Ma Loute
France, 2016
De Bruno Dumont
Scénario : Bruno Dumont
Avec : Juliette Binoche, Fabrice Luchini
Sortie : 13/05/2016
Eté 1910, baie de Slack dans le Nord de la France. De mystérieuses disparitions mettent en émoi la région. L’improbable inspecteur Machin et son sagace adjoint Malfoy (mal)mènent l’enquête. Ils se retrouvent, bien malgré eux, au cœur d’une étrange et dévorante histoire d’amour entre Ma Loute fils ainé d’une famille de pêcheurs aux mœurs particulières et Billie Van Peteghem, la benjamine d’une famille de riches bourgeois Lillois décadents.
GRACE ANATOMIE
Qui a peur du ridicule? Tout le monde, sauf les très grands artistes. Dans les grands festivals comme ailleurs, dans quelque genre que ce soit, peu de cinéastes peuvent se vanter d’avoir l’audace nécessaire pour risquer de s’y brûler les ailes. Qui a peur du ridicule? Beaucoup trop de réalisateurs, hélas. Mais pas Bruno Dumont. Après une quinzaine d’années d’une filmographie plus que sérieuse (si le rire y pointait le bout de son nez, cela paraissait presque un mirage), ce dernier a opéré un improbable virage avec son hilarante mini-série P’tit Quinquin. Ma Loute poursuit la même route maboule, cueille au passage un casting de stars (Binoche, Luchini et Bruni-Tedeschi dans des contre-emplois clownesques) et fonce à toute berzingue vers l’inattendu. Attachez vos ceintures, et bienvenue dans la France éternelle d’antan : déjà un terreau de freaks, de bourgeois consanguins, d’anthropophages et de divers fous furieux.
La folie règne sur ce petit village du Nord. Une folie burlesque, à l’humour sorti d’une bande dessinée zinzin. Les élucubrations surnaturelles, anachroniques dans ce contexte du début du siècle, y sont telles qu’on ne serait guère davantage surpris d’y voir débarquer les momies ou dinosaures d’Adèle Blanc-Sec. Ironiquement, on repense d’ailleurs à la navrante adaptation de la saga de Tardi par Luc Besson. Ma Loute possède l’imagination et le souffle qui manquait précisément à cette dernière (on est même tenté de dire que c’en est une meilleure adaptation, alors que ce n’est pas le but). L’humour est ici très physique : on chuinte, on zozotte, et surtout on passe son temps à se casser la figure. Un gag récurrent très terre-à-terre qui, dans un autre contexte, n’aurait rien de subtil. Mais Dumont possède un sens du timing comique précis, hérité de sa mise en scène toujours aussi rigoureuse. Paradoxalement, Ma Loute n’est pas plus sage que les autres films de Dumont : le réalisateur n’a rien perdu de sa radicalité.
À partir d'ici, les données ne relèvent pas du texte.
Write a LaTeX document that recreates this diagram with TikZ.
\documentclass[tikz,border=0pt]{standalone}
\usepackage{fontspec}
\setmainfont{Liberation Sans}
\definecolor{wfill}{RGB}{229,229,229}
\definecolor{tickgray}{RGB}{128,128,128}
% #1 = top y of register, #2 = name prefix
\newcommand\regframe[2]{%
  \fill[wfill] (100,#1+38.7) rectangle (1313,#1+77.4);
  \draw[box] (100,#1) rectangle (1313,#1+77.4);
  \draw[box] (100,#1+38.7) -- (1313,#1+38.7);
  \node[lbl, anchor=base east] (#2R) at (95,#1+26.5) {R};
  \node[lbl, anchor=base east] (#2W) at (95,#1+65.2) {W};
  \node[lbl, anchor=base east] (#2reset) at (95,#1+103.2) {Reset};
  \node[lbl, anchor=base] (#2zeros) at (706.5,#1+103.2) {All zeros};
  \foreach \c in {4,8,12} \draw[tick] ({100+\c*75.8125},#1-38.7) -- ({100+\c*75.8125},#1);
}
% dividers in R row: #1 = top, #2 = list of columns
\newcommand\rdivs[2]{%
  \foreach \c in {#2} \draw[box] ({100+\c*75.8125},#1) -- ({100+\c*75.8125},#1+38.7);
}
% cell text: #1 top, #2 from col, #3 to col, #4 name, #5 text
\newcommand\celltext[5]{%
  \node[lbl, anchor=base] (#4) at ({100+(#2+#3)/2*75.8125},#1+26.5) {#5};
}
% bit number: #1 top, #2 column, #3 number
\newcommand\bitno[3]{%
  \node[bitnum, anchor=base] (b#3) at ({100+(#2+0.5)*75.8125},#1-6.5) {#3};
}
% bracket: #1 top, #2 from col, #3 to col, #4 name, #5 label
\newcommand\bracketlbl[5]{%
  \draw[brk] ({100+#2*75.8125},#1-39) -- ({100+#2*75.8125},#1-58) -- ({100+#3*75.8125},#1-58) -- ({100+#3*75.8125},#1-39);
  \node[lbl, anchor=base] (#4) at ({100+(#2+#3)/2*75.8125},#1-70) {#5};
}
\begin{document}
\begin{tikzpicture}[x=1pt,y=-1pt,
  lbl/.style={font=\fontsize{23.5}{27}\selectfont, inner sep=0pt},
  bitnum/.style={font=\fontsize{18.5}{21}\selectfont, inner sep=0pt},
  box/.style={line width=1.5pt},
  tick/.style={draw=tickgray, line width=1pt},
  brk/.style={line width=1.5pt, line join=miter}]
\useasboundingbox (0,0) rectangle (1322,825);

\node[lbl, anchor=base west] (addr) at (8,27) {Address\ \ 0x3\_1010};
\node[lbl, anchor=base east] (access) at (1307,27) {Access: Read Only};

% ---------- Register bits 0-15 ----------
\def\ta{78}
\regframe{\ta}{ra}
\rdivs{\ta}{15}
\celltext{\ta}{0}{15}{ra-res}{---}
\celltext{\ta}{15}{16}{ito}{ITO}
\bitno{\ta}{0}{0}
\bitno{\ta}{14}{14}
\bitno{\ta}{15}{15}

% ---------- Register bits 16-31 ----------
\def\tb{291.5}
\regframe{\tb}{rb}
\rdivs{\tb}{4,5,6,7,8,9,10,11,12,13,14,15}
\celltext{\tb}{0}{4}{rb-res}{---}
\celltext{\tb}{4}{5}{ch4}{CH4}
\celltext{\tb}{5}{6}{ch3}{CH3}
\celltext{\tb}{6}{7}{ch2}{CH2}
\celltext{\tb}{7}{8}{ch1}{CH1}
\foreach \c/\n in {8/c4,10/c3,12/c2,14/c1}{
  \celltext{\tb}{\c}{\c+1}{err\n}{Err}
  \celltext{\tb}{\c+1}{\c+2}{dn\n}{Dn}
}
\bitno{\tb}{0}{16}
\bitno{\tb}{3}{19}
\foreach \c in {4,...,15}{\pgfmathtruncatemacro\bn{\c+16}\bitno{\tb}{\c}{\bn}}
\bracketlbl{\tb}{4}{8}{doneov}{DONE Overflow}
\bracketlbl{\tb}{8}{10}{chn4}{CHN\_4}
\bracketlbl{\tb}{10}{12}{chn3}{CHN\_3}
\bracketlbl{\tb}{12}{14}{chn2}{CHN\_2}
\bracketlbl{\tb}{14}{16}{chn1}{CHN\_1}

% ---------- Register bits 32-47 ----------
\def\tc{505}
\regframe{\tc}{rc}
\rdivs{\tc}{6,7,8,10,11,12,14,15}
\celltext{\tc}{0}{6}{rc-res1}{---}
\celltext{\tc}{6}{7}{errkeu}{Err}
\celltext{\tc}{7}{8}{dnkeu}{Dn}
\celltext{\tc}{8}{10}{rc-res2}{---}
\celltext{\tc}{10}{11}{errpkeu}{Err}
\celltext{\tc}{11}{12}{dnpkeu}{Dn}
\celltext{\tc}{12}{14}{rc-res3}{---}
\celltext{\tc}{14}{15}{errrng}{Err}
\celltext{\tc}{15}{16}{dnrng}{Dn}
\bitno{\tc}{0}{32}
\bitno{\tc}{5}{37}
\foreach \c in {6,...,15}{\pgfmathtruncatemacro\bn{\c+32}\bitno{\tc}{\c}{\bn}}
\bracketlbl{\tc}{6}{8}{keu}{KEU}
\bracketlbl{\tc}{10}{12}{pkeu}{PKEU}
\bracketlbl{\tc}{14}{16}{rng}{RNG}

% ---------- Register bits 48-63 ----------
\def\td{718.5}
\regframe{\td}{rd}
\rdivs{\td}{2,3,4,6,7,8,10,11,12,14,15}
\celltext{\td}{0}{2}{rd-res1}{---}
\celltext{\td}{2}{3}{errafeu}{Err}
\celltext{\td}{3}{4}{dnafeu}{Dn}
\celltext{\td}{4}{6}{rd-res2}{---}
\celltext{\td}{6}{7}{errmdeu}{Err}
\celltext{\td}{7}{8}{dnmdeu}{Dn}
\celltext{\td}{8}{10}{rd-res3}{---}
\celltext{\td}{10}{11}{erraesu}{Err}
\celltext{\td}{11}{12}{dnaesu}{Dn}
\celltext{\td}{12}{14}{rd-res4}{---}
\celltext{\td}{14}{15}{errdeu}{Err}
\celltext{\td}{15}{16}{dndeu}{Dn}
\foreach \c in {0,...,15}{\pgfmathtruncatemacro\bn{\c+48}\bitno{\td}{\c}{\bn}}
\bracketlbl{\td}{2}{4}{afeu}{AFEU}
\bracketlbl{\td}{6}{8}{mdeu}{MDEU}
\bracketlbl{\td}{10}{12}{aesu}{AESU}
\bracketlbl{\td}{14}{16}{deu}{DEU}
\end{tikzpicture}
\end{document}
Mais la folie est aussi dangereuse : les meurtres et l’inceste rodent, et un malaise général plane sur ce petit théâtre où les pires monstruosités menacent de surgir derrière chaque facétie. "Je suis outré !" beugle Luchini, méconnaissable en beauf avachi. Mais tout est volontairement outré ici. Juliette Binoche rappelle les meilleurs numéros over-the-top de Criquette Rockwell dans sa composition exaltée d’une bourgeoise au bord de l’implosion permanente. A chaque fois que toutes ces gesticulations tordantes menacent d’alourdir le film, celui-ci nous fait écarquiller les yeux en braquant dans la direction opposée. Comme dans tous les films de Dumont, il y a ici une place importante laissée au mysticisme et à la Grâce, une dimension stupéfiante qui fait décoller les Hommes malgré eux, et nous avec. Qui a dit que la comédie était forcément superficielle ? Avec l’immense talent de mise en scène qu’on lui connait (la composition des plans est comme toujours incroyable), Dumont nous fait passer de la terre au ciel, littéralement.